Recently, we have seen a significant increase in demand for corporate bonds as investors look to secure relatively high income streams and a safe home for their capital. It can be challenging to look ahead, as we saw with the US Federal Reserve recently suggesting there may just be one interest rate reduction this year, against initial hopes of six at the start of the year. This perfectly reflects how important it is to be aware of factors that move corporate bond prices and how you can safeguard your capital.


Interest rate movements


As we have seen in recent months, there are two factors regarding interest rate movements and their impact on corporate bond prices. First, there is the assumption that interest rate movements are coming, which can see corporate bond prices move before the actual event. Then we have the actual interest rate movements, although as interest rate movements tend to be flagged to the market before the event, this can often be something of an anti-climax.


Credit ratings and default risk


Whether looking at investment grade, high yield or emerging market bonds, it's essential to be aware of the credit ratings for individual bonds and the potential default risk. It would be misleading to suggest that the markets "get it right" all of the time, but a substantial premium tends to indicate something is wrong or there is an enhanced risk of default. Unfortunately, some major credit rating agencies can be behind the times, as we saw with the demise of Lehman Bros and Silicon Valley Bank, both still holding relatively high credit ratings just before collapsing.


Global events and the economy


As we have seen with the Ukraine-Russia conflict, global events can significantly impact the worldwide economy.

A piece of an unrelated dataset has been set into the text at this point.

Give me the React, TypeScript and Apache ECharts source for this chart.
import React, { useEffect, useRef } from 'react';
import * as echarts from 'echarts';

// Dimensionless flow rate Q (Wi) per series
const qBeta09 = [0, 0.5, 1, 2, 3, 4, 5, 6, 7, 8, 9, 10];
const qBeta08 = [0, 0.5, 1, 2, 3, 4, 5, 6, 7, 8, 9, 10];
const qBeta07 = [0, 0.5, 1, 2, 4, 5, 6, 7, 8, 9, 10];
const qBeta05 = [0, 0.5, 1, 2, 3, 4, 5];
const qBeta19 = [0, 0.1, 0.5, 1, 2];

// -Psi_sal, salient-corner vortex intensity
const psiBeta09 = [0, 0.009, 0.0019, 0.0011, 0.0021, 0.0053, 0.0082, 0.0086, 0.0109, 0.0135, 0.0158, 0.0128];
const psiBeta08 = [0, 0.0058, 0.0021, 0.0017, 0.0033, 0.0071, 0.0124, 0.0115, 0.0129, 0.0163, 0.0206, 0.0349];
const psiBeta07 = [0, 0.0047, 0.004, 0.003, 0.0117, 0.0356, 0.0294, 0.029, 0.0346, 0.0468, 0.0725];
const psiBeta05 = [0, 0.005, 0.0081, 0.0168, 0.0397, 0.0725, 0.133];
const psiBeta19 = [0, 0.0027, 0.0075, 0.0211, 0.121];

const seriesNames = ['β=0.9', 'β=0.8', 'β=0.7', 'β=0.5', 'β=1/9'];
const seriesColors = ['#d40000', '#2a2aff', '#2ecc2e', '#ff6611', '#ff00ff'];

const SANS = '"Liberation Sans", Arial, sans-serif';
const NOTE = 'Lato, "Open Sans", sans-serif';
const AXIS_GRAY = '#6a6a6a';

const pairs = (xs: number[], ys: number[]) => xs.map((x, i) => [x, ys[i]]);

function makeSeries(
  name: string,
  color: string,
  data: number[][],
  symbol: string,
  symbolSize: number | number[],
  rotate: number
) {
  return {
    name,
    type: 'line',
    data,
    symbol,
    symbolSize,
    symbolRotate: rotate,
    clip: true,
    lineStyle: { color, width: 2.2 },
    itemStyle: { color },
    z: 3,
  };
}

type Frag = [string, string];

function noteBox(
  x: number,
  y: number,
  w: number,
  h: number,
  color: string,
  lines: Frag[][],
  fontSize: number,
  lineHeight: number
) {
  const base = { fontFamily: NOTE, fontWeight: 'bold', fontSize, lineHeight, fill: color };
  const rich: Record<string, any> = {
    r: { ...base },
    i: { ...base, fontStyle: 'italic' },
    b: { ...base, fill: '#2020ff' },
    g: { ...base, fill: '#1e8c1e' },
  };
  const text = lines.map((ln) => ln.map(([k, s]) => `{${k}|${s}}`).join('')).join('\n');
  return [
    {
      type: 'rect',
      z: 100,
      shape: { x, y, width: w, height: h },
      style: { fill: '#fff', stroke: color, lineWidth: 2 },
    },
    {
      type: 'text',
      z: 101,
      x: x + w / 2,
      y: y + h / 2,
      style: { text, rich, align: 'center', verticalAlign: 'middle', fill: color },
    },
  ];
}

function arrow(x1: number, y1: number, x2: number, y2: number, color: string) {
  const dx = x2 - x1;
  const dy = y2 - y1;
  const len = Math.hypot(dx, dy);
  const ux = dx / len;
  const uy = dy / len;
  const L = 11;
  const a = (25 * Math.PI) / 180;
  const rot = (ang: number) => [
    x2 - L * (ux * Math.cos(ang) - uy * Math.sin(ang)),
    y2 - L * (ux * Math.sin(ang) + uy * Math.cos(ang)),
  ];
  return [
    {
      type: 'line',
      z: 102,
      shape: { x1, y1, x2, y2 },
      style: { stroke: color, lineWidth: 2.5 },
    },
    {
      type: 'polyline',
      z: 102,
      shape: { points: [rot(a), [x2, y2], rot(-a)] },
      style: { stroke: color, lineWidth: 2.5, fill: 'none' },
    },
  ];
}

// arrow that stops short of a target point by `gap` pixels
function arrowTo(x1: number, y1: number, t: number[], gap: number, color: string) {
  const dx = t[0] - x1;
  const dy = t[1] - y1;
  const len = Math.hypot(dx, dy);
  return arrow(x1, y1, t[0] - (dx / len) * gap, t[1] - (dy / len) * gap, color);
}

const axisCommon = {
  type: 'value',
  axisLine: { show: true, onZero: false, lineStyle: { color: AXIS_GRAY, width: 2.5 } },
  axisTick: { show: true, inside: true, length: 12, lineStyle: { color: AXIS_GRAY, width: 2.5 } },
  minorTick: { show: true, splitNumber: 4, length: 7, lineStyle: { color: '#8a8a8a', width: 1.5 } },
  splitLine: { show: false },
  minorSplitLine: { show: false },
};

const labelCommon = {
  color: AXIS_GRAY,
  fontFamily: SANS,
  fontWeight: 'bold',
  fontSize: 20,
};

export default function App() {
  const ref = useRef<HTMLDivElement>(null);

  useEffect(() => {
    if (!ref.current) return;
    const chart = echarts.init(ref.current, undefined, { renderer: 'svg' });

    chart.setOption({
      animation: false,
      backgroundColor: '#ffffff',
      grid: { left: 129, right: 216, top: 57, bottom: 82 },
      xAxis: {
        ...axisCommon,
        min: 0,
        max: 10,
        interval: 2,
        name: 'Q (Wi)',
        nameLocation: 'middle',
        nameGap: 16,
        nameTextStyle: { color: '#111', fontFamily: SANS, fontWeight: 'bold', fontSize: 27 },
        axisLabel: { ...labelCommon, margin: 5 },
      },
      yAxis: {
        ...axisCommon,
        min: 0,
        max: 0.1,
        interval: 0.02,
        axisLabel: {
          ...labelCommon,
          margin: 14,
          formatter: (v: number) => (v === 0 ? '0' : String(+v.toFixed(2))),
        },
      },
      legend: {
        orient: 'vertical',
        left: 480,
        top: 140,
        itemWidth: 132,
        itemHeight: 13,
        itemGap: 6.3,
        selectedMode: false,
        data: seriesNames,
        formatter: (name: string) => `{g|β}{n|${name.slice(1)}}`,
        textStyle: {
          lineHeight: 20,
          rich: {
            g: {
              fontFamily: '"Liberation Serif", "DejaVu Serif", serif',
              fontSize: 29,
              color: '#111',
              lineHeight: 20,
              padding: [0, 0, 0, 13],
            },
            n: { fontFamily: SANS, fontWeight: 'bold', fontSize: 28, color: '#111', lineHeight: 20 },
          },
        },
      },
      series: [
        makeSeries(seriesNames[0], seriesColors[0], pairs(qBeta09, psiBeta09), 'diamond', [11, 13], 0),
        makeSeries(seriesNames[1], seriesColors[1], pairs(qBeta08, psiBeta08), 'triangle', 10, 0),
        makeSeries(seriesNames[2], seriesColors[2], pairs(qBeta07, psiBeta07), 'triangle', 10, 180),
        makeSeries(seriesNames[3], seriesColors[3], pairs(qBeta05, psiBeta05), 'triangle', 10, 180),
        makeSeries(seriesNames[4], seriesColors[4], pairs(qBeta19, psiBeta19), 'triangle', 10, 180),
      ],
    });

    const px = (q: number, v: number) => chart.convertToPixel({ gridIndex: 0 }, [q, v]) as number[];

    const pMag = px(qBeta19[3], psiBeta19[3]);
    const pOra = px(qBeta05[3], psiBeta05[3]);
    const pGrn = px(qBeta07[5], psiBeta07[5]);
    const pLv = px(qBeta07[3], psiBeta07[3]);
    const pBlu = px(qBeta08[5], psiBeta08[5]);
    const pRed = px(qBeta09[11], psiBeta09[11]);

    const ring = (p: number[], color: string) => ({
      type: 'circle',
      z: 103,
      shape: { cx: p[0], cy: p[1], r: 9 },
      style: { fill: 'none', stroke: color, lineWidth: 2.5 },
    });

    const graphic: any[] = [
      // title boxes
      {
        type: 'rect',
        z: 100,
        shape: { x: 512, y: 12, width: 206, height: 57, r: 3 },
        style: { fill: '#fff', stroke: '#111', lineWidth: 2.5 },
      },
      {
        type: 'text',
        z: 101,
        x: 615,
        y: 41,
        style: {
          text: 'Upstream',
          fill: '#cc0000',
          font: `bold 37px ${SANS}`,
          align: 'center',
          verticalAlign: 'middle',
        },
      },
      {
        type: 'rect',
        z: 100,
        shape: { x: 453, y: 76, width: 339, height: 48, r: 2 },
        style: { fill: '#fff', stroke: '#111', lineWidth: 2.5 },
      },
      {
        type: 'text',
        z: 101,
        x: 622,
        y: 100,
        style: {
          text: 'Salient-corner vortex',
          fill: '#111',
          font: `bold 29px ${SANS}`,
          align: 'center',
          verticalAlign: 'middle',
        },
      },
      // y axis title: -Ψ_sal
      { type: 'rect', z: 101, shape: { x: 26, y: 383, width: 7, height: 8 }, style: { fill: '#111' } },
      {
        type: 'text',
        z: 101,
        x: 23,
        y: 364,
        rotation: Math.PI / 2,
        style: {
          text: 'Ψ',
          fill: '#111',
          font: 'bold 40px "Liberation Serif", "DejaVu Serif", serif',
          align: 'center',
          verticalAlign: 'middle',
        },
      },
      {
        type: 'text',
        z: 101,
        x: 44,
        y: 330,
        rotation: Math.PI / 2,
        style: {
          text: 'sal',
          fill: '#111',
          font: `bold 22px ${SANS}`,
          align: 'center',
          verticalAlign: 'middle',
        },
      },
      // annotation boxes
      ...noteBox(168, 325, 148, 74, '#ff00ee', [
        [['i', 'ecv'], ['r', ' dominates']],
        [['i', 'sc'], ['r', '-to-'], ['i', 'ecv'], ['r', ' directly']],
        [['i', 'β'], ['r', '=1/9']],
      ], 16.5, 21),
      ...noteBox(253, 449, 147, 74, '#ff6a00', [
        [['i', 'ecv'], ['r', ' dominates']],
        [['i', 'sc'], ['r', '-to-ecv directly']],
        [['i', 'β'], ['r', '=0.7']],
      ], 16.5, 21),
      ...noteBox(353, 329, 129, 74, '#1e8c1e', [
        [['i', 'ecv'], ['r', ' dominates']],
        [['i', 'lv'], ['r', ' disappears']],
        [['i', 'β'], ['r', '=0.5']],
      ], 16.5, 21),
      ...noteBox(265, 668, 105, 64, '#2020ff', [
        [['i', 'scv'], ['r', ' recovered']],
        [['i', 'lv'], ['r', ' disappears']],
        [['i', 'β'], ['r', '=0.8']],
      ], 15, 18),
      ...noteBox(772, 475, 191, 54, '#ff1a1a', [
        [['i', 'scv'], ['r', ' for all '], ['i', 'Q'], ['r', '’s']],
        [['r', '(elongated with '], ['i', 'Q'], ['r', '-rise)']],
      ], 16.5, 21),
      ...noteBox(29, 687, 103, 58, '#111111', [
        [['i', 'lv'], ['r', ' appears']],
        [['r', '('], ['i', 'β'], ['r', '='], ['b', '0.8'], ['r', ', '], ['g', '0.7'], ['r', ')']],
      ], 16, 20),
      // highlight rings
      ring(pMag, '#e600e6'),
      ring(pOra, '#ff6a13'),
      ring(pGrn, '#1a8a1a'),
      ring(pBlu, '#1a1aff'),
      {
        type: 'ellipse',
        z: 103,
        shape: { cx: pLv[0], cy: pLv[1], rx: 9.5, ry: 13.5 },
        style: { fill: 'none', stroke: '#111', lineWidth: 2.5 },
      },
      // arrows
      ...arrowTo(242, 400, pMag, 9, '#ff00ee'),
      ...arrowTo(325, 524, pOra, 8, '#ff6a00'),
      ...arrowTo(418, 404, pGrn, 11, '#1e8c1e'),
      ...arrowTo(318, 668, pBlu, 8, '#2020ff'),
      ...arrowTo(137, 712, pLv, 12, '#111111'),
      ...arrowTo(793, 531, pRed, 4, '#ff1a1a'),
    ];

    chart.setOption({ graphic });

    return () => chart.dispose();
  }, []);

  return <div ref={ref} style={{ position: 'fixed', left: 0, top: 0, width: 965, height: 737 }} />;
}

This, in turn, will impact the policies of central banks and governments, with a knock-on effect on corporate bond prices and general investment markets. However, there is an element of mystery about global and local economic trends because markets tend to look six months forward.


So, if, for example, the US economy was expected to recover from a recession within the next six months, it is not inconceivable that corporate bond prices would take this into account. Therefore, the recessionary experiences of individuals and companies could appear detached from corporate bond prices at the time.


Underlying company performance


While there is a disconnection between corporate bonds and equities, there is still a strong connection with company performance and, in particular, the strength of the balance sheet. In the world of corporate bonds, cash flow is king and reflects the ease with which a company is able to cover financing costs. At this point, it's important to appreciate that many companies will have multiple corporate bond issuances and significant ongoing finance costs.


Yield to Worst (YTW)


One factor often overlooked is the Yield to Worst (YTW), which reflects the lowest possible yield from a bond operating within the provisions of the initial contract - without defaulting. Many bonds have conditions that could trigger an early redemption before the original maturity date. Corporate bond research houses will have all of this information to hand, which is why they tend to offer significant value to investors. Automatically assuming your bond will go full term can be dangerous.




A number of factors dictate the direction of the wider corporate bond market and individual corporate bond prices. As interest in corporate bonds continues to rise, many investors are attracted by the yields and cash flow although it's important to be aware of the finer details. As with any investment, it's very dangerous to assume, and you could pay the price.